The offence applies to all sectors.

However, to ensure burdens on business are proportionate, only large organisations are in scope – defined (using the standard Companies Act 2006 definition) as organisations meeting two out of three of the following criteria:

- more than 250 employees,
- more than £36 million turnover and
- more than £18 million in total assets.

The impact of the offence will be kept under review and the threshold at which companies are excluded can be amended in future through secondary legislation if necessary.

UK Government policy paper June 2022

The House of Lords decided that this exemption should not stand and amended the Bill to delete it. The House of Commons has put it back in.

There is a fascinating philosophical point here: limited companies are designed to protect the owners of the company against civil liability and, because companies cannot think they cannot form intent which means that, in the absence of a specific measure, they cannot be liable for a criminal offence that requires intent.

In this way, the shareholders are insulated against penalties for wrongdoing even though the company and through it themselves have benefited. That's the rationale behind the creation of the offences of failure to prevent.

The offence, if it were to be used against small companies, would be in my view, primarily intended to create a step that can be used as evidence in a money laundering prosecution against the shareholders.

Against larger corporations, it appears to presume that whatever financial penalty is imposed will be one that the company can afford to pay from reserves, from raising capital or taking loans. It also appears to be an open door for the expansion of the process for settling criminal proceedings which, in the UK, does not mean that the company does not admit its offences.

It is the amendment to remove SMEs from the failure-to-prevent offence that I consider was an error.

But it is not the only error. The Failure to Prevent offence is going to be very complicated because the draftsmen and policy makers have made it so. Even when the Bill is passed, it will not come into force until a raft of explanatory notes, guidance and even Regulations are in place. It is these, which favour lawyers and accountants selling consultancy and whose opinions are given great weight during consultation and, even, before so that consultations are, largely, based on predetermined provisions and the questions asked do not go behind those provisions.

None of that should be necessary.


A D V E R T I S E M E N T

Quite simply, if the law said "

- if a company benefits from the fraudulent conduct of an officer, member of staff or agent, that company commits an offence.

- it shall be a defence to the offence for the company to demonstrate that it took reasonable steps to identify and prevent such fraudulent conduct

- the penalty for the offence shall be a fine levied on the company of an amount equal to or greater than 10 times the amount of the fraudulent gain.

- in addition to the penalty, the company shall be ordered to make restitution to the person or persons who were the victim of the fraud, plus statutory interest from the date of the fraud to the date of payment of such restitution

- where the victim has contributed to the fraud, no restitution shall be made but the equivalent amount shall be forfeit to HM Treasury.

It really is that simple.

That doesn't require the creation of complex risk and compliance systems which is exactly what the Bill requires and which will turn into a regulatory débacle as has happened in relation to money laundering.

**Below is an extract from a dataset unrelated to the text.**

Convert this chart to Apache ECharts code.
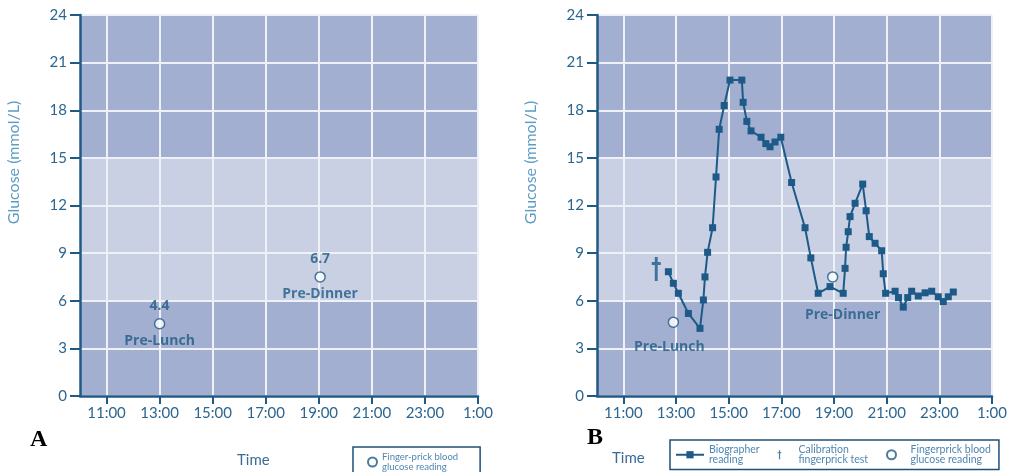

Of course, it does require risk and compliance systems but they can be proportionate to the size of the business, whatever the size of the business. Also, they can be designed and implemented by the business and its advisers not defined by a government department or qango.

So what the House of Commons should have done was to delete all the complex parts and insert something simple. They can use my draft, if they like.

Where the House of Commons did get it right when rejecting the idea of "failure to prevent money laundering."

If we were starting with a clean sheet of paper, as we had in 1988, then I would applaud the simplicity of such an approach. But we aren't and there is no value in overlaying an additional risk and compliance regime over that already in place.

The only reason for adding it is to allow prosecution of companies in addition to the existing regulatory liabilities. The only reason for doing that is to divert (or make additional payments to) the Treasury where at present such orders result in payment of penalties to the Financial Conduct Authority which chooses not to live within its means as it is.

The fact that only financial penalties are possible against a company shows that it is only about the money.

If the proposal was to make main board directors personally liable, then yes, do that. Not that it will be easy - how often do main board directors go to jail over fraudulent accounts or lying to auditors?